The ex-staffer concurs. “He’s brilliant with clients and is really easy to talk to. Not everyone can do that. He’s got a good sense of humour and is really progressive, very inclusive and diversity is very important to him.”

One telling thing about Tuesday’s announcement was Cathal’s own words. “My partner and I will be returning to the UK with our nine-month-old daughter,” he said.

Not many corporate appointment stories include quotes like this. They tend to be much more business focused, certainly no insight into a private life.

Whether a float – remember that? – ever happens is now a matter of opinion. “It looks like that is off the table,” says one. The consensus is that, for a firm like Laing O’Rourke to ever get a listing, it needs to build up a good track record on profit.

You never know. Ray often achieves things people cannot comprehend

O’Rourke’s profit has yo-yoed in the past few years – hitting nearly £46m in 2020 but slumping to just £2.7m a couple of years later.

Another part of a successful float is having a succession plan in place. “He [Ray] has got to get that sorted. The banks will demand it,” the ex-staffer says.
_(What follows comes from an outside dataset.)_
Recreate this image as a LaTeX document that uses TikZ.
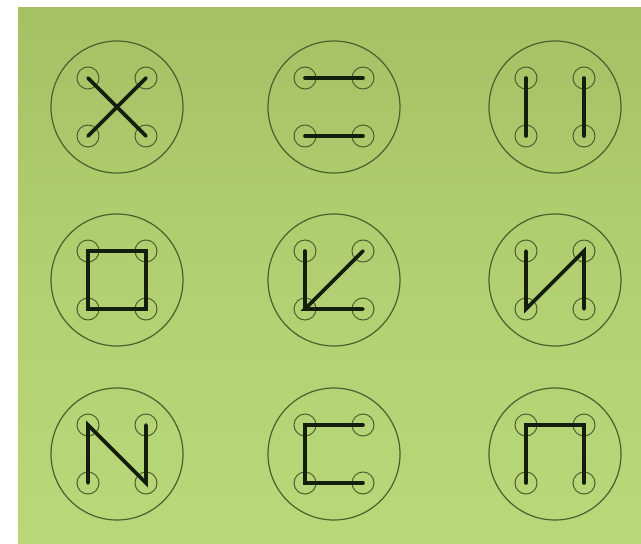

Of a float, another adds: “You never know. Ray often achieves things people cannot comprehend.”

Whether that plan is now in place, only time will tell. Still, this week’s news points to the fact that some sort of succession plan, by hook or by crook, is finally emerging.

Hindsight is a wonderful thing, of course, but, if it does work out with Cathal, the irony would not be lost on many: that Ray O’Rourke’s eventual successor has been right under his nose all along.